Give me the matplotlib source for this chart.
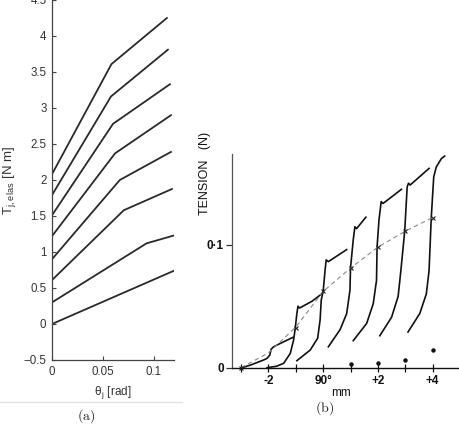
import matplotlib
matplotlib.use("Agg")
import matplotlib.pyplot as plt
from matplotlib.lines import Line2D
from matplotlib.ticker import FixedLocator, FixedFormatter

plt.rcParams['font.family'] = ['Liberation Sans', 'DejaVu Sans']
plt.rcParams['mathtext.fontset'] = 'cm'

# ---------------- Panel (a) data ----------------
a_y0 = [0.0, 0.30, 0.61, 0.90, 1.22, 1.51, 1.79, 2.08]
a_xk = [0.060, 0.093, 0.0706, 0.0667, 0.062, 0.060, 0.058, 0.0585]
a_yk = [0.37, 1.12, 1.58, 2.00, 2.37, 2.78, 3.16, 3.61]
a_xe = [0.120, 0.120, 0.118, 0.117, 0.117, 0.116, 0.114, 0.113]
a_ye = [0.74, 1.23, 1.875, 2.39, 2.90, 3.33, 3.81, 4.25]
a_yticks = [-0.5, 0, 0.5, 1, 1.5, 2, 2.5, 3, 3.5, 4, 4.5]
a_yticklabels = ['\u22120.5', '0', '0.5', '1', '1.5', '2', '2.5', '3', '3.5', '4', '4.5']
a_xticks = [0, 0.05, 0.1]
a_xticklabels = ['0', '0.05', '0.1']

# ---------------- Panel (b) data ----------------
b_curves_x = [
    [-2.96, -2.65, -2.17, -2.05, -1.95, -1.90, -1.81, -1.56, -1.10],
    [-2.05, -1.70, -1.44, -1.20, -1.08, -1.02, -0.96, -0.92, -0.86, -0.41, -0.05],
    [-0.96, -0.47, -0.20, -0.11, -0.07, 0.00, 0.07, 0.11, 0.19, 0.86],
    [0.19, 0.62, 0.86, 0.98, 1.00, 1.10, 1.16, 1.22, 1.56],
    [1.10, 1.59, 1.83, 1.95, 1.97, 2.04, 2.12, 2.19, 2.86],
    [2.07, 2.50, 2.74, 2.84, 2.98, 3.07, 3.12, 3.18, 3.87],
    [3.10, 3.53, 3.77, 3.87, 3.95, 4.04, 4.13, 4.32, 4.44],
]
b_curves_y = [
    [0.0, 0.0022, 0.0063, 0.0076, 0.0103, 0.0150, 0.0170, 0.0198, 0.0247],
    [0.0, 0.0012, 0.0036, 0.0117, 0.0225, 0.0320, 0.0440, 0.0500, 0.0485, 0.0540, 0.0600],
    [0.0057, 0.0144, 0.0240, 0.0390, 0.0550, 0.0620, 0.0790, 0.0876, 0.0862, 0.0960],
    [0.017, 0.031, 0.044, 0.063, 0.081, 0.104, 0.1146, 0.1130, 0.1223],
    [0.022, 0.036, 0.052, 0.071, 0.098, 0.120, 0.135, 0.1335, 0.145],
    [0.026, 0.041, 0.058, 0.079, 0.111, 0.147, 0.150, 0.1485, 0.162],
    [0.029, 0.044, 0.060, 0.079, 0.122, 0.155, 0.163, 0.170, 0.172],
]
b_dash_x = [-3, -2, -1, 0, 1, 2, 3, 4]
b_dash_y = [0.0, 0.012, 0.033, 0.062, 0.081, 0.098, 0.111, 0.122]
b_mark_x = [-3, -1, 0, 1, 2, 3, 4]
b_mark_y = [0.0, 0.032, 0.062, 0.081, 0.098, 0.111, 0.122]
b_dot_x = [1, 2, 3, 4]
b_dot_y = [0.003, 0.004, 0.006, 0.0144]
b_xticks = [-2, 0, 2, 4]
b_xticklabels = ['-2', '90\u00b0', '+2', '+4']
b_xminor = [-3, -1, 1, 3]
b_yticks = [0, 0.1]
b_yticklabels = ['0', '0\u00b71']

W, H = 460, 425
fig = plt.figure(figsize=(4.6, 4.25), dpi=100)
fig.patch.set_facecolor('white')

def px_axes(l, t, r, b):
    return fig.add_axes([l / W, 1 - b / H, (r - l) / W, (b - t) / H])

# ---------------- Panel (a) ----------------
axa = px_axes(52, 0, 174, 360)
for i in range(len(a_y0)):
    axa.plot([0, a_xk[i], a_xe[i]], [a_y0[i], a_yk[i], a_ye[i]],
             color='#2a2a2a', lw=1.3, solid_joinstyle='round')
axa.set_xlim(0, 0.12)
axa.set_ylim(-0.5, 4.5)
for s in ['top', 'right']:
    axa.spines[s].set_visible(False)
for s in ['left', 'bottom']:
    axa.spines[s].set_color('#444444')
    axa.spines[s].set_linewidth(0.9)
axa.set_yticks(a_yticks)
axa.set_yticklabels(a_yticklabels)
axa.set_xticks(a_xticks)
axa.set_xticklabels(a_xticklabels)
axa.tick_params(direction='in', length=3, width=0.8, color='#444444',
                labelsize=8.3, labelcolor='#333333', pad=4)
fig.text(10 / W, 1 - 180 / H, r'T$_{\mathregular{j,elas}}$ [N m]', rotation=90,
         ha='center', va='center', fontsize=9.5, color='#333333')
fig.text(113 / W, 1 - 393 / H, '\u03b8$_{\\mathregular{j}}$ [rad]',
         ha='center', va='center', fontsize=8.5, color='#333333')
fig.add_artist(Line2D([0, 182 / W], [1 - 402 / H, 1 - 402 / H],
                      color='#e2e2e2', lw=1.0, transform=fig.transFigure))
fig.text(86 / W, 1 - 416 / H, r'$\mathrm{(a)}$', ha='center', va='center',
         fontsize=10, color='#222222')

# ---------------- Panel (b) ----------------
axb = px_axes(232, 154, 460, 367.7)
for xs, ys in zip(b_curves_x, b_curves_y):
    axb.plot(xs, ys, color='#111111', lw=1.2, clip_on=False, solid_joinstyle='round')
axb.plot(b_dash_x, b_dash_y, color='#888888', lw=0.8, dashes=(4, 3), clip_on=False)
axb.plot(b_mark_x, b_mark_y, linestyle='none', marker='x', ms=3, mew=0.8,
         color='#222222', clip_on=False)
axb.plot(b_dot_x, b_dot_y, linestyle='none', marker='o', ms=2.2,
         color='#111111', clip_on=False)
axb.set_xlim(-3.33, 5.0)
axb.set_ylim(0, 0.1737)
for s in ['top', 'right']:
    axb.spines[s].set_visible(False)
axb.spines['left'].set_color('#555555')
axb.spines['left'].set_linewidth(0.9)
axb.spines['bottom'].set_color('#111111')
axb.spines['bottom'].set_linewidth(1.0)
axb.xaxis.set_major_locator(FixedLocator(b_xticks))
axb.xaxis.set_major_formatter(FixedFormatter(b_xticklabels))
axb.xaxis.set_minor_locator(FixedLocator(b_xminor))
axb.set_yticks(b_yticks)
axb.set_yticklabels(b_yticklabels)
axb.tick_params(axis='x', which='both', direction='inout', length=6, width=0.9,
                color='#111111', labelsize=8.5, labelcolor='#111111', pad=2)
axb.tick_params(axis='y', direction='out', length=4, width=0.9, color='#333333',
                labelsize=8.5, labelcolor='#111111', pad=2)
for lab in axb.get_xticklabels() + axb.get_yticklabels():
    lab.set_fontweight('bold')
fig.text(205 / W, 1 - 173 / H, 'TENSION   (N)', rotation=90, ha='center',
         va='center', fontsize=9, color='#111111')
fig.text(341 / W, 1 - 393 / H, 'mm', ha='center', va='center',
         fontsize=8.5, color='#111111')
fig.text(325 / W, 1 - 408 / H, r'$\mathrm{(b)}$', ha='center', va='center',
         fontsize=10, color='#222222')

fig.savefig('out.png', dpi=100, facecolor='white')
──────────
■ What needs to be done ■
Word for word, quote the lines above. Omit the pictures.

■ Completed task ■
Give me the matplotlib source for this chart.
import matplotlib
matplotlib.use("Agg")
import matplotlib.pyplot as plt
from matplotlib.lines import Line2D
from matplotlib.ticker import FixedLocator, FixedFormatter

plt.rcParams['font.family'] = ['Liberation Sans', 'DejaVu Sans']
plt.rcParams['mathtext.fontset'] = 'cm'

# ---------------- Panel (a) data ----------------
a_y0 = [0.0, 0.30, 0.61, 0.90, 1.22, 1.51, 1.79, 2.08]
a_xk = [0.060, 0.093, 0.0706, 0.0667, 0.062, 0.060, 0.058, 0.0585]
a_yk = [0.37, 1.12, 1.58, 2.00, 2.37, 2.78, 3.16, 3.61]
a_xe = [0.120, 0.120, 0.118, 0.117, 0.117, 0.116, 0.114, 0.113]
a_ye = [0.74, 1.23, 1.875, 2.39, 2.90, 3.33, 3.81, 4.25]
a_yticks = [-0.5, 0, 0.5, 1, 1.5, 2, 2.5, 3, 3.5, 4, 4.5]
a_yticklabels = ['\u22120.5', '0', '0.5', '1', '1.5', '2', '2.5', '3', '3.5', '4', '4.5']
a_xticks = [0, 0.05, 0.1]
a_xticklabels = ['0', '0.05', '0.1']

# ---------------- Panel (b) data ----------------
b_curves_x = [
    [-2.96, -2.65, -2.17, -2.05, -1.95, -1.90, -1.81, -1.56, -1.10],
    [-2.05, -1.70, -1.44, -1.20, -1.08, -1.02, -0.96, -0.92, -0.86, -0.41, -0.05],
    [-0.96, -0.47, -0.20, -0.11, -0.07, 0.00, 0.07, 0.11, 0.19, 0.86],
    [0.19, 0.62, 0.86, 0.98, 1.00, 1.10, 1.16, 1.22, 1.56],
    [1.10, 1.59, 1.83, 1.95, 1.97, 2.04, 2.12, 2.19, 2.86],
    [2.07, 2.50, 2.74, 2.84, 2.98, 3.07, 3.12, 3.18, 3.87],
    [3.10, 3.53, 3.77, 3.87, 3.95, 4.04, 4.13, 4.32, 4.44],
]
b_curves_y = [
    [0.0, 0.0022, 0.0063, 0.0076, 0.0103, 0.0150, 0.0170, 0.0198, 0.0247],
    [0.0, 0.0012, 0.0036, 0.0117, 0.0225, 0.0320, 0.0440, 0.0500, 0.0485, 0.0540, 0.0600],
    [0.0057, 0.0144, 0.0240, 0.0390, 0.0550, 0.0620, 0.0790, 0.0876, 0.0862, 0.0960],
    [0.017, 0.031, 0.044, 0.063, 0.081, 0.104, 0.1146, 0.1130, 0.1223],
    [0.022, 0.036, 0.052, 0.071, 0.098, 0.120, 0.135, 0.1335, 0.145],
    [0.026, 0.041, 0.058, 0.079, 0.111, 0.147, 0.150, 0.1485, 0.162],
    [0.029, 0.044, 0.060, 0.079, 0.122, 0.155, 0.163, 0.170, 0.172],
]
b_dash_x = [-3, -2, -1, 0, 1, 2, 3, 4]
b_dash_y = [0.0, 0.012, 0.033, 0.062, 0.081, 0.098, 0.111, 0.122]
b_mark_x = [-3, -1, 0, 1, 2, 3, 4]
b_mark_y = [0.0, 0.032, 0.062, 0.081, 0.098, 0.111, 0.122]
b_dot_x = [1, 2, 3, 4]
b_dot_y = [0.003, 0.004, 0.006, 0.0144]
b_xticks = [-2, 0, 2, 4]
b_xticklabels = ['-2', '90\u00b0', '+2', '+4']
b_xminor = [-3, -1, 1, 3]
b_yticks = [0, 0.1]
b_yticklabels = ['0', '0\u00b71']

W, H = 460, 425
fig = plt.figure(figsize=(4.6, 4.25), dpi=100)
fig.patch.set_facecolor('white')

def px_axes(l, t, r, b):
    return fig.add_axes([l / W, 1 - b / H, (r - l) / W, (b - t) / H])

# ---------------- Panel (a) ----------------
axa = px_axes(52, 0, 174, 360)
for i in range(len(a_y0)):
    axa.plot([0, a_xk[i], a_xe[i]], [a_y0[i], a_yk[i], a_ye[i]],
             color='#2a2a2a', lw=1.3, solid_joinstyle='round')
axa.set_xlim(0, 0.12)
axa.set_ylim(-0.5, 4.5)
for s in ['top', 'right']:
    axa.spines[s].set_visible(False)
for s in ['left', 'bottom']:
    axa.spines[s].set_color('#444444')
    axa.spines[s].set_linewidth(0.9)
axa.set_yticks(a_yticks)
axa.set_yticklabels(a_yticklabels)
axa.set_xticks(a_xticks)
axa.set_xticklabels(a_xticklabels)
axa.tick_params(direction='in', length=3, width=0.8, color='#444444',
                labelsize=8.3, labelcolor='#333333', pad=4)
fig.text(10 / W, 1 - 180 / H, r'T$_{\mathregular{j,elas}}$ [N m]', rotation=90,
         ha='center', va='center', fontsize=9.5, color='#333333')
fig.text(113 / W, 1 - 393 / H, '\u03b8$_{\\mathregular{j}}$ [rad]',
         ha='center', va='center', fontsize=8.5, color='#333333')
fig.add_artist(Line2D([0, 182 / W], [1 - 402 / H, 1 - 402 / H],
                      color='#e2e2e2', lw=1.0, transform=fig.transFigure))
fig.text(86 / W, 1 - 416 / H, r'$\mathrm{(a)}$', ha='center', va='center',
         fontsize=10, color='#222222')

# ---------------- Panel (b) ----------------
axb = px_axes(232, 154, 460, 367.7)
for xs, ys in zip(b_curves_x, b_curves_y):
    axb.plot(xs, ys, color='#111111', lw=1.2, clip_on=False, solid_joinstyle='round')
axb.plot(b_dash_x, b_dash_y, color='#888888', lw=0.8, dashes=(4, 3), clip_on=False)
axb.plot(b_mark_x, b_mark_y, linestyle='none', marker='x', ms=3, mew=0.8,
         color='#222222', clip_on=False)
axb.plot(b_dot_x, b_dot_y, linestyle='none', marker='o', ms=2.2,
         color='#111111', clip_on=False)
axb.set_xlim(-3.33, 5.0)
axb.set_ylim(0, 0.1737)
for s in ['top', 'right']:
    axb.spines[s].set_visible(False)
axb.spines['left'].set_color('#555555')
axb.spines['left'].set_linewidth(0.9)
axb.spines['bottom'].set_color('#111111')
axb.spines['bottom'].set_linewidth(1.0)
axb.xaxis.set_major_locator(FixedLocator(b_xticks))
axb.xaxis.set_major_formatter(FixedFormatter(b_xticklabels))
axb.xaxis.set_minor_locator(FixedLocator(b_xminor))
axb.set_yticks(b_yticks)
axb.set_yticklabels(b_yticklabels)
axb.tick_params(axis='x', which='both', direction='inout', length=6, width=0.9,
                color='#111111', labelsize=8.5, labelcolor='#111111', pad=2)
axb.tick_params(axis='y', direction='out', length=4, width=0.9, color='#333333',
                labelsize=8.5, labelcolor='#111111', pad=2)
for lab in axb.get_xticklabels() + axb.get_yticklabels():
    lab.set_fontweight('bold')
fig.text(205 / W, 1 - 173 / H, 'TENSION   (N)', rotation=90, ha='center',
         va='center', fontsize=9, color='#111111')
fig.text(341 / W, 1 - 393 / H, 'mm', ha='center', va='center',
         fontsize=8.5, color='#111111')
fig.text(325 / W, 1 - 408 / H, r'$\mathrm{(b)}$', ha='center', va='center',
         fontsize=10, color='#222222')

fig.savefig('out.png', dpi=100, facecolor='white')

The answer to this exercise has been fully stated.